Identify all lines in the data containing the string "with". Copy them out.
[BEGIN Source data]
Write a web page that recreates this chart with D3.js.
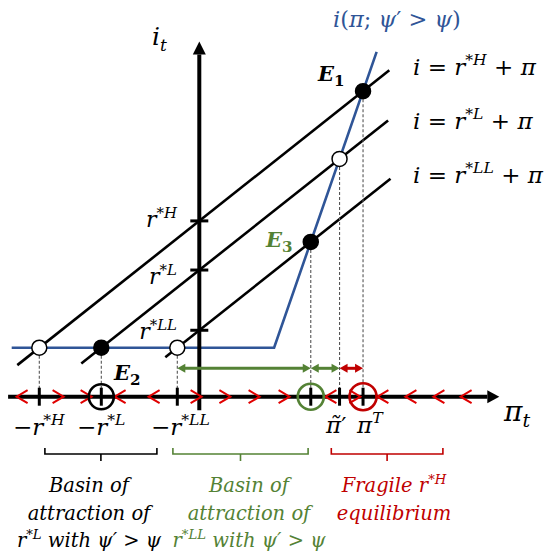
<!DOCTYPE html>
<html><head><meta charset="utf-8">
<script src="https://cdn.jsdelivr.net/npm/d3@7"></script>
<style>body{margin:0;background:#fff}</style>
</head><body>
<svg id="chart" width="554" height="553"></svg>
<script>
// Natural-rate regimes and the Fisher lines i = r* + pi
const regimes = ["H", "L", "LL"];
const rStar = [4.0, 2.45, 0.55];
const fisherFrom = [-4.55, -2.95, -0.85];
const fisherTo = [4.75, 4.72, 4.78];

// Policy rule i(pi; psi' > psi): zero floor, then a steep rise past the kink
const floorFrom = -4.69;
const kinkPi = 1.87;
const taylorSlope = 3.64;
const taylorTop = 9.33;

// Direction of inflation dynamics along the pi axis (+1 right, -1 left)
const chevronPi = [-4.43, -3.53, -2.83, -1.98, -1.13, -0.08, 0.64, 1.37, 2.12, 3.29, 3.89, 4.59, 5.29, 5.99, 6.67];
const chevronDir = [-1, 1, 1, -1, -1, 1, 1, 1, 1, -1, 1, -1, -1, -1, -1];

const BLUE = "#2f5597", GREEN = "#548235", RED = "#c00000", CHEV = "#e00000";
const SERIF = "'DejaVu Serif', serif";

const svg = d3.select("#chart");
const x = d3.scaleLinear().domain([0, 1]).range([199.3, 239.3]);
const y = d3.scaleLinear().domain([0, 1]).range([347.7, 316.0]);
const axisI = -1.546;      // level where the pi axis is drawn
const arrowRowI = -0.65;   // level of the interval arrows

// Equilibria: floor crossings at pi = -r*, upper crossings with the steep branch
const upperPi = rStar.map(r => (taylorSlope * kinkPi + r) / (taylorSlope - 1));
const floorEq = rStar.map((r, k) => ({pi: -r, i: 0, fill: regimes[k] === "L" ? "#000" : "#fff"}));
const upperEq = rStar.map((r, k) => ({pi: upperPi[k], i: r + upperPi[k], fill: regimes[k] === "L" ? "#fff" : "#000"}));
const piE3 = upperPi[2], piTilde = upperPi[1], piT = upperPi[0];

// Fisher lines
const line = d3.line().x(d => x(d[0])).y(d => y(d[1]));
rStar.forEach((r, k) => {
  svg.append("path")
    .attr("d", line([[fisherFrom[k], r + fisherFrom[k]], [fisherTo[k], r + fisherTo[k]]]))
    .attr("stroke", "#000").attr("stroke-width", 2.6).attr("fill", "none");
});

// Policy rule
const taylorPts = [[floorFrom, 0], [kinkPi, 0], [kinkPi + taylorTop / taylorSlope, taylorTop]];
svg.append("path").attr("d", line(taylorPts))
  .attr("stroke", BLUE).attr("stroke-width", 2.6).attr("fill", "none");

// Dashed projections onto the pi axis
const dash = svg.append("g").attr("stroke", "#555").attr("stroke-width", 1.1).attr("stroke-dasharray", "3,2");
floorEq.concat(upperEq).forEach(e => {
  dash.append("line").attr("x1", x(e.pi)).attr("x2", x(e.pi))
    .attr("y1", y(e.i) + 8).attr("y2", y(axisI));
});

// Axes
const axisG = svg.append("g");
axisG.append("line").attr("x1", x(0)).attr("x2", x(0)).attr("y1", y(-1.97)).attr("y2", y(9.25))
  .attr("stroke", "#000").attr("stroke-width", 4);
axisG.append("path").attr("d", `M${x(0) - 6.5},${y(9.25)} L${x(0)},${y(9.66)} L${x(0) + 6.5},${y(9.25)} Z`).attr("fill", "#000");
axisG.append("line").attr("x1", x(-4.78)).attr("x2", x(7.2)).attr("y1", y(axisI)).attr("y2", y(axisI))
  .attr("stroke", "#000").attr("stroke-width", 4);
axisG.append("path").attr("d", `M${x(7.2)},${y(axisI) - 6.5} L${x(7.5)},${y(axisI)} L${x(7.2)},${y(axisI) + 6.5} Z`).attr("fill", "#000");

// Ticks on the i axis at r*
rStar.forEach(r => {
  axisG.append("line").attr("x1", x(0) - 9).attr("x2", x(0) + 9).attr("y1", y(r)).attr("y2", y(r))
    .attr("stroke", "#000").attr("stroke-width", 3);
});
// Ticks on the pi axis
[-rStar[0], -rStar[1], -rStar[2], piE3, piTilde, piT].forEach(p => {
  axisG.append("line").attr("x1", x(p)).attr("x2", x(p)).attr("y1", y(axisI) - 9).attr("y2", y(axisI) + 9)
    .attr("stroke", "#000").attr("stroke-width", 3);
});

// Dynamics chevrons
chevronPi.forEach((p, k) => {
  const cx = x(p), cy = y(axisI), d = chevronDir[k];
  svg.append("path").attr("d", `M${cx - 5.5 * d},${cy - 6.5} L${cx + 5.5 * d},${cy} L${cx - 5.5 * d},${cy + 6.5}`)
    .attr("stroke", CHEV).attr("stroke-width", 2).attr("fill", "none");
});

// Rings marking stable / fragile points on the axis
[[-rStar[1], "#000", 12.5], [piE3, GREEN, 13], [piT, RED, 13.5]].forEach(([p, c, rad]) => {
  svg.append("circle").attr("cx", x(p)).attr("cy", y(axisI)).attr("r", rad)
    .attr("fill", "none").attr("stroke", c).attr("stroke-width", 2.6);
});

// Interval arrows
function doubleArrow(p1, p2, color) {
  const x1 = x(p1), x2 = x(p2), yy = y(arrowRowI), h = 8, w = 4.5;
  svg.append("line").attr("x1", x1 + h - 1).attr("x2", x2 - h + 1).attr("y1", yy).attr("y2", yy)
    .attr("stroke", color).attr("stroke-width", 3);
  svg.append("path").attr("d", `M${x1},${yy} L${x1 + h},${yy - w} L${x1 + h},${yy + w} Z`).attr("fill", color);
  svg.append("path").attr("d", `M${x2},${yy} L${x2 - h},${yy - w} L${x2 - h},${yy + w} Z`).attr("fill", color);
}
doubleArrow(-rStar[2], piE3, GREEN);
doubleArrow(piE3, piTilde, GREEN);
doubleArrow(piTilde, piT, RED);

// Equilibrium points
floorEq.concat(upperEq).forEach(e => {
  svg.append("circle").attr("cx", x(e.pi)).attr("cy", y(e.i)).attr("r", 7.5)
    .attr("fill", e.fill).attr("stroke", "#000").attr("stroke-width", 1.5);
});

// Math-style text: parts are [string, mode] with mode it | rm | sup | sub | bit
function mtext(px, py, parts, opt = {}) {
  const size = opt.size || 22;
  const t = svg.append("text").attr("x", px).attr("y", py)
    .attr("font-family", SERIF).attr("font-size", size)
    .attr("fill", opt.fill || "#000").attr("text-anchor", opt.anchor || "start");
  let shift = 0;
  parts.forEach(([s, mode]) => {
    const ts = t.append("tspan").text(s);
    let target = 0;
    if (mode === "sup") { target = -0.42 * size; ts.attr("font-size", size * 0.68).attr("font-style", "italic"); }
    else if (mode === "sub") { target = 0.22 * size; ts.attr("font-size", size * 0.68).attr("font-style", "italic"); }
    else if (mode === "subb") { target = 0.22 * size; ts.attr("font-size", size * 0.72).attr("font-weight", "bold"); }
    else if (mode === "it") ts.attr("font-style", "italic");
    else if (mode === "bit") ts.attr("font-style", "italic").attr("font-weight", "bold");
    if (target !== shift) { ts.attr("dy", target - shift); shift = target; }
  });
  return t;
}

mtext(152, 45, [["i", "it"], ["t", "sub"]], {size: 25});
mtext(333, 27, [["i", "it"], ["(", "rm"], ["π", "it"], ["; ", "rm"], ["ψ", "it"], ["′ > ", "rm"], ["ψ", "it"], [")", "rm"]], {size: 22.5, fill: BLUE});

mtext(413, 75, [["i", "it"], [" = ", "rm"], ["r", "it"], ["*H", "sup"], [" + ", "rm"], ["π", "it"]], {size: 23});
mtext(413, 129, [["i", "it"], [" = ", "rm"], ["r", "it"], ["*L", "sup"], [" + ", "rm"], ["π", "it"]], {size: 23});
mtext(413, 183, [["i", "it"], [" = ", "rm"], ["r", "it"], ["*LL", "sup"], [" + ", "rm"], ["π", "it"]], {size: 23});

mtext(177, 227, [["r", "it"], ["*H", "sup"]], {size: 22, anchor: "end"});
mtext(177, 284, [["r", "it"], ["*L", "sup"]], {size: 22, anchor: "end"});
mtext(177, 339, [["r", "it"], ["*LL", "sup"]], {size: 22, anchor: "end"});

mtext(318, 81, [["E", "bit"], ["1", "subb"]], {size: 21});
mtext(266, 247, [["E", "bit"], ["3", "subb"]], {size: 21, fill: GREEN});
mtext(114, 380, [["E", "bit"], ["2", "subb"]], {size: 21});

mtext(13, 435, [["−", "rm"], ["r", "it"], ["*H", "sup"]], {size: 23});
mtext(77, 435, [["−", "rm"], ["r", "it"], ["*L", "sup"]], {size: 23});
mtext(151, 435, [["−", "rm"], ["r", "it"], ["*LL", "sup"]], {size: 23});
mtext(326, 433, [["π̃", "it"], ["′", "rm"]], {size: 23});
mtext(357, 433, [["π", "it"], ["T", "sup"]], {size: 23});
mtext(504, 421, [["π", "it"], ["t", "sub"]], {size: 28});

// Basin braces and captions
function brace(p1, p2, color) {
  const x1 = x(p1), x2 = x(p2), top = 448, mid = 454, xm = (x1 + x2) / 2;
  svg.append("path").attr("d", `M${x1},${top} V${mid} H${x2} V${top} M${xm},${mid} V${mid + 7}`)
    .attr("stroke", color).attr("stroke-width", 1.6).attr("fill", "none");
}
brace(-3.86, -1.06, "#000");
brace(-0.66, 2.72, GREEN);
brace(3.3, 6.09, RED);

function caption(cx, lines, color) {
  lines.forEach((parts, k) => {
    mtext(cx, 492 + k * 27.5, parts, {size: 19.5, fill: color, anchor: "middle"});
  });
}
caption(89, [[["Basin of", "it"]], [["attraction of", "it"]], [["r", "it"], ["*L", "sup"], [" with ψ′ > ψ", "it"]]], "#000");
caption(249, [[["Basin of", "it"]], [["attraction of", "it"]], [["r", "it"], ["*LL", "sup"], [" with ψ′ > ψ", "it"]]], GREEN);
caption(394, [[["Fragile ", "it"], ["r", "it"], ["*H", "sup"]], [["equilibrium", "it"]]], RED);
</script>
</body></html>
[END Source data]
→ **Written solution**:
Write a web page that recreates this chart with D3.js.
// Equilibria: floor crossings at pi = -r*, upper crossings with the steep branch
// Math-style text: parts are [string, mode] with mode it | rm | sup | sub | bit
caption(89, [[["Basin of", "it"]], [["attraction of", "it"]], [["r", "it"], ["*L", "sup"], [" with ψ′ > ψ", "it"]]], "#000");
caption(249, [[["Basin of", "it"]], [["attraction of", "it"]], [["r", "it"], ["*LL", "sup"], [" with ψ′ > ψ", "it"]]], GREEN);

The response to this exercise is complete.